— START Exercise materials —

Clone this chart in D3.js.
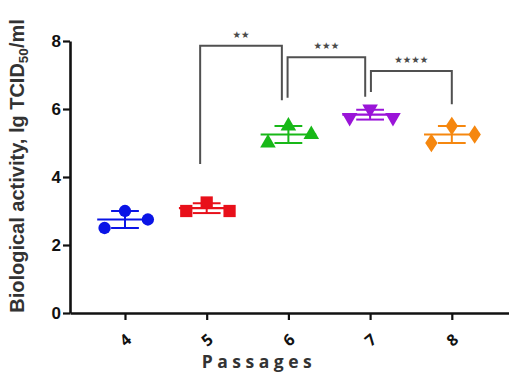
<!DOCTYPE html>
<html><head><meta charset="utf-8">
<script src="https://cdn.jsdelivr.net/npm/d3@7"></script>
<style>body{margin:0;background:#fff}svg{display:block}</style>
</head><body><svg id="c" width="509" height="372"></svg>
<script>
const passages = [4, 5, 6, 7, 8];
const values = [
  [2.5, 3.0, 2.75],
  [3.0, 3.25, 3.0],
  [5.0, 5.5, 5.25],
  [5.75, 6.0, 5.75],
  [5.0, 5.5, 5.25]
];
const jitter = [-0.25, 0, 0.28];
const colors = ["#0a14e6", "#e8101a", "#18b818", "#9a14d8", "#f5870f"];
const shapes = ["circle", "square", "triangle", "triangleDown", "diamond"];
const yTicks = [0, 2, 4, 6, 8];
const brackets = [
  {x1: 4.92, x2: 5.92, top: 7.86, l: 4.38, r: 6.26, label: "★★"},
  {x1: 5.99, x2: 6.94, top: 7.52, l: 6.33, r: 6.36, label: "★★★"},
  {x1: 7.01, x2: 8.0, top: 7.12, l: 6.5, r: 6.14, label: "★★★★"}
];

const svg = d3.select("#c");
const x = d3.scaleLinear().domain([3.327, 8.7]).range([70, 509]);
const y = d3.scaleLinear().domain([0, 8]).range([313, 41]);

const yAxis = svg.append("g").attr("transform", "translate(70,0)")
  .call(d3.axisLeft(y).tickValues(yTicks).tickSize(7).tickPadding(2).tickSizeOuter(0));
yAxis.select(".domain").attr("stroke", "#111").attr("stroke-width", 2.6);
yAxis.selectAll(".tick line").attr("stroke", "#111").attr("stroke-width", 2.2);
yAxis.selectAll(".tick text").attr("font-family", "Liberation Sans, Arial, sans-serif")
  .attr("font-weight", "bold").attr("font-size", 17).attr("fill", "#111");

const xAxis = svg.append("g").attr("transform", "translate(0,313)")
  .call(d3.axisBottom(x).tickValues(passages).tickFormat(d3.format("d")).tickSize(7).tickSizeOuter(0));
xAxis.select(".domain").attr("stroke", "#111").attr("stroke-width", 2.6);
xAxis.selectAll(".tick line").attr("stroke", "#111").attr("stroke-width", 2.2);
xAxis.selectAll(".tick text").attr("font-family", "Open Sans, sans-serif")
  .attr("font-weight", "bold").attr("font-size", 16).attr("fill", "#111")
  .attr("y", 0).attr("dy", "0.35em")
  .attr("text-anchor", "middle")
  .attr("transform", "translate(0,27) rotate(-40)");

const bg = svg.append("g");
brackets.forEach(b => {
  bg.append("path")
    .attr("d", `M${x(b.x1)},${y(b.l)}V${y(b.top)}H${x(b.x2)}V${y(b.r)}`)
    .attr("fill", "none").attr("stroke", "#505050").attr("stroke-width", 2);
  bg.append("text").attr("x", (x(b.x1) + x(b.x2)) / 2).attr("y", y(b.top) - 8)
    .attr("text-anchor", "middle").attr("font-family", "DejaVu Sans, sans-serif")
    .attr("font-size", 9.5).attr("fill", "#4a4a4a").text(b.label);
});

const symMap = {
  circle: d3.symbolCircle, square: d3.symbolSquare, triangle: d3.symbolTriangle,
  triangleDown: d3.symbolTriangle, diamond: d3.symbolDiamond
};
const sizeMap = {circle: 120, square: 150, triangle: 105, triangleDown: 105, diamond: 100};
passages.forEach((p, i) => {
  const vals = values[i];
  const m = d3.mean(vals), sd = d3.deviation(vals);
  const g = svg.append("g");
  const c = colors[i];
  g.append("line").attr("x1", x(p - 0.34)).attr("x2", x(p + 0.34))
    .attr("y1", y(m)).attr("y2", y(m)).attr("stroke", c).attr("stroke-width", 2.2);
  [m - sd, m + sd].forEach(v => {
    g.append("line").attr("x1", x(p - 0.17)).attr("x2", x(p + 0.17))
      .attr("y1", y(v)).attr("y2", y(v)).attr("stroke", c).attr("stroke-width", 2);
  });
  g.append("line").attr("x1", x(p)).attr("x2", x(p))
    .attr("y1", y(m - sd)).attr("y2", y(m + sd)).attr("stroke", c).attr("stroke-width", 2);
  vals.forEach((v, j) => {
    const sym = d3.symbol().type(symMap[shapes[i]]).size(sizeMap[shapes[i]]);
    let tr = `translate(${x(p + jitter[j])},${y(v)})`;
    if (shapes[i] === "triangleDown") tr += " rotate(180)";
    if (shapes[i] === "diamond") tr += " scale(1.15,1)";
    g.append("path").attr("d", sym()).attr("transform", tr).attr("fill", c);
  });
});

const yl = svg.append("text")
  .attr("transform", "translate(24,166) rotate(-90)")
  .attr("text-anchor", "middle")
  .attr("font-family", "Liberation Sans, Arial, sans-serif")
  .attr("font-weight", "bold").attr("font-size", 20).attr("fill", "#333");
yl.append("tspan").text("Biological activity, lg TCID");
yl.append("tspan").attr("font-size", 13.5).attr("dy", 4).text("50");
yl.append("tspan").attr("dy", -4).text("/ml");

svg.append("text").attr("x", 259).attr("y", 368).attr("text-anchor", "middle")
  .attr("font-family", "Open Sans, sans-serif").attr("font-weight", "bold")
  .attr("font-size", 17.5).attr("letter-spacing", 4.5).attr("fill", "#333").text("Passages");
</script></body></html>
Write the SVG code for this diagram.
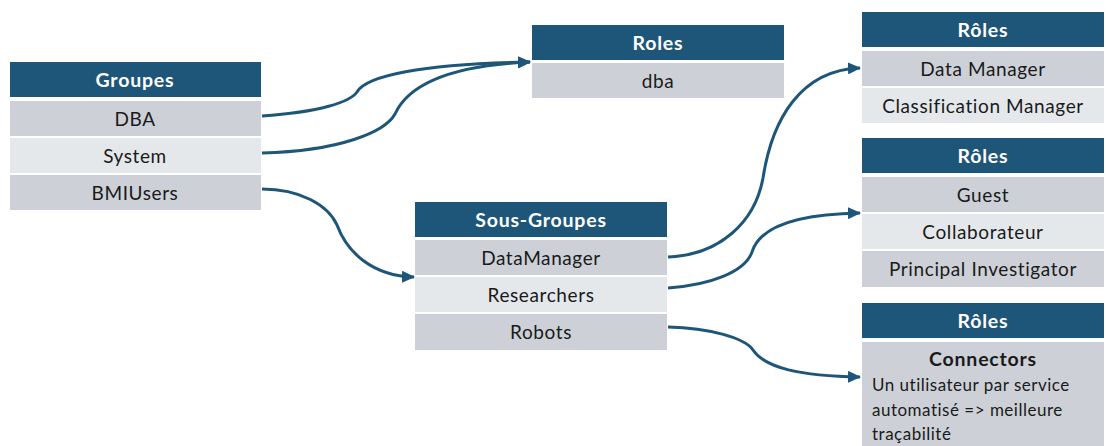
<svg xmlns="http://www.w3.org/2000/svg" width="1106" height="446" viewBox="0 0 1106 446">
<style>
.hd{fill:#1e5679}
.r1{fill:#cdd1d7}
.r2{fill:#e5e8eb}
.ht{font-family:"Lato","Liberation Sans",sans-serif;font-weight:bold;font-size:19.5px;letter-spacing:0.8px;fill:#ffffff;text-anchor:middle}
.rt{font-family:"Lato","Liberation Sans",sans-serif;font-size:19px;letter-spacing:0.6px;fill:#1a1a1a;text-anchor:middle}
.bt{font-family:"Lato","Liberation Sans",sans-serif;font-size:17px;letter-spacing:0.5px;fill:#1a1a1a}
.c{fill:none;stroke:#1e5679;stroke-width:3;marker-end:url(#ah)}
</style>
<defs>
<marker id="ah" markerUnits="userSpaceOnUse" markerWidth="14" markerHeight="12" refX="12" refY="6" orient="auto">
<path d="M0,0 L13,6 L0,12 Z" fill="#1e5679"/>
</marker>
</defs>
<rect width="1106" height="446" fill="#ffffff"/>
<g id="groupes">
<rect class="hd" x="10" y="62" width="251" height="35"/>
<text class="ht" x="135" y="87">Groupes</text>
<rect class="r1" x="10" y="101" width="251" height="35"/>
<text class="rt" x="135" y="126">DBA</text>
<rect class="r2" x="10" y="138" width="251" height="35"/>
<text class="rt" x="135" y="163">System</text>
<rect class="r1" x="10" y="175" width="251" height="35"/>
<text class="rt" x="135" y="200">BMIUsers</text>
</g>
<g id="roles-dba">
<rect class="hd" x="532" y="25" width="252" height="35"/>
<text class="ht" x="658" y="50">Roles</text>
<rect class="r1" x="532" y="63" width="252" height="35"/>
<text class="rt" x="658" y="88">dba</text>
</g>
<g id="sous-groupes">
<rect class="hd" x="415" y="202" width="252" height="35"/>
<text class="ht" x="541" y="227">Sous-Groupes</text>
<rect class="r1" x="415" y="240" width="252" height="35"/>
<text class="rt" x="541" y="265">DataManager</text>
<rect class="r2" x="415" y="277" width="252" height="35"/>
<text class="rt" x="541" y="302">Researchers</text>
<rect class="r1" x="415" y="314" width="252" height="36"/>
<text class="rt" x="541" y="339">Robots</text>
</g>
<g id="roles-1">
<rect class="hd" x="862" y="12" width="242" height="35"/>
<text class="ht" x="983" y="37">Rôles</text>
<rect class="r1" x="862" y="51" width="242" height="35"/>
<text class="rt" x="983" y="76">Data Manager</text>
<rect class="r2" x="862" y="88" width="242" height="35"/>
<text class="rt" x="983" y="113">Classification Manager</text>
</g>
<g id="roles-2">
<rect class="hd" x="862" y="138" width="242" height="35"/>
<text class="ht" x="983" y="163">Rôles</text>
<rect class="r1" x="862" y="177" width="242" height="35"/>
<text class="rt" x="983" y="202">Guest</text>
<rect class="r2" x="862" y="214" width="242" height="35"/>
<text class="rt" x="983" y="239">Collaborateur</text>
<rect class="r1" x="862" y="251" width="242" height="36"/>
<text class="rt" x="983" y="276">Principal Investigator</text>
</g>
<g id="roles-3">
<rect class="hd" x="862" y="303" width="242" height="35"/>
<text class="ht" x="983" y="328">Rôles</text>
<rect class="r1" x="862" y="342" width="242" height="110"/>
<text class="ht" x="983" y="366" style="fill:#1a1a1a">Connectors</text>
<text class="bt" x="872" y="391">Un utilisateur par service</text>
<text class="bt" x="872" y="416">automatisé =&gt; meilleure</text>
<text class="bt" x="872" y="440">traçabilité</text>
</g>
<g id="connectors">
<path class="c" d="M262,116 C320,112 350,102 357,92 C366,76 420,64 530,62"/>
<path class="c" d="M262,153 C340,151 385,132 395,114 C406,90 440,66 530,62"/>
<path class="c" d="M262,189 C300,189 328,205 337,225 C347,252 372,276 414,277"/>
<path class="c" d="M668,257 C720,255 755,222 763,178 C772,120 800,70 860,68"/>
<path class="c" d="M668,288 C710,285 745,272 752,252 C760,226 800,214 860,213"/>
<path class="c" d="M668,327 C710,328 745,338 753,350 C765,368 800,376 860,377"/>
</g>
</svg>
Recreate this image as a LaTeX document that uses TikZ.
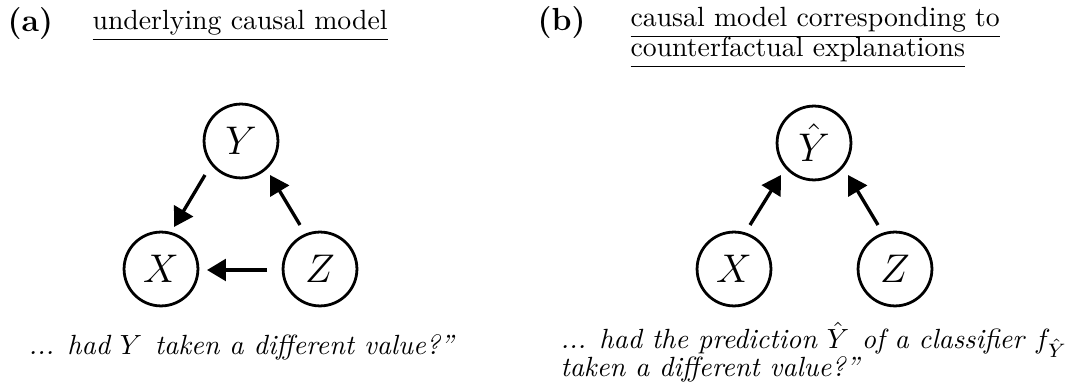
\documentclass[tikz,border=0pt]{standalone}
\usetikzlibrary{arrows.meta}
\begin{document}
\begin{tikzpicture}[x=0.36pt,y=-0.36pt,
  var/.style={circle,draw,line width=1pt,minimum size=26.6pt,inner sep=0pt,font=\fontsize{15.5}{18}\selectfont},
  edge/.style={line width=1.2pt,-{Triangle[length=6.8pt,width=7.8pt]}},
  txt/.style={anchor=base west,inner sep=0pt,font=\fontsize{10}{12}\selectfont},
  lbl/.style={anchor=base west,inner sep=0pt,font=\fontsize{11.5}{13}\selectfont\bfseries}]
\useasboundingbox (0,0) rectangle (1070,391);
% titles
\node[lbl] (la) at (7,32) {(a)};
\node[txt] (ta) at (92,30) {\underline{underlying causal model}};
\node[lbl] (lb) at (537,31) {(b)};
\node[txt] (tb1) at (630,27) {\underline{causal model corresponding to}};
\node[txt] (tb2) at (630,57) {\underline{counterfactual explanations}};
% left graph
\node[var] (Y) at (241,141) {$Y$};
\node[var] (X) at (161,269) {$X$};
\node[var] (Z) at (320,269) {$Z$};
\draw[edge] ([shift={(-36,34)}]Y.center) -- ([shift={(13,-42)}]X.center);
\draw[edge] ([shift={(-20,-44)}]Z.center) -- ([shift={(29,34)}]Y.center);
\draw[edge] ([shift={(-53,1)}]Z.center) -- ([shift={(46,1)}]X.center);
% right graph
\node[var] (Yh) at (814,143) {$\hat{Y}$};
\node[var] (X2) at (734,269) {$X$};
\node[var] (Z2) at (895,269) {$Z$};
\draw[edge] ([shift={(16,-44)}]X2.center) -- ([shift={(-33,32)}]Yh.center);
\draw[edge] ([shift={(-17,-44)}]Z2.center) -- ([shift={(34,32)}]Yh.center);
% captions
\node[txt] (ca) at (28,355) {\textit{... had $Y$\hspace{1pt}\ taken a different value?''}};
\node[txt] (cb1) at (560,349) {\textit{... had the prediction $\hat{Y}$\hspace{1pt}\ of a classifier $f_{\hat{Y}}$}};
\node[txt] (cb2) at (560,377) {\textit{taken a different value?''}};
\end{tikzpicture}
\end{document}
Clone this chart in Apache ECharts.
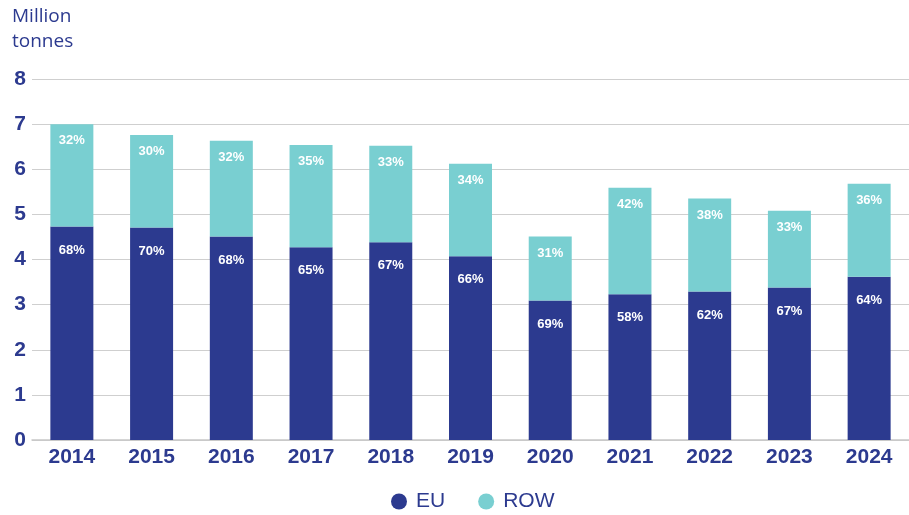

— END Exercise materials —

_Required task:_ Within the records, how many lines include "this"? The answer is the number and nothing else.

_Answer to the task:_ 4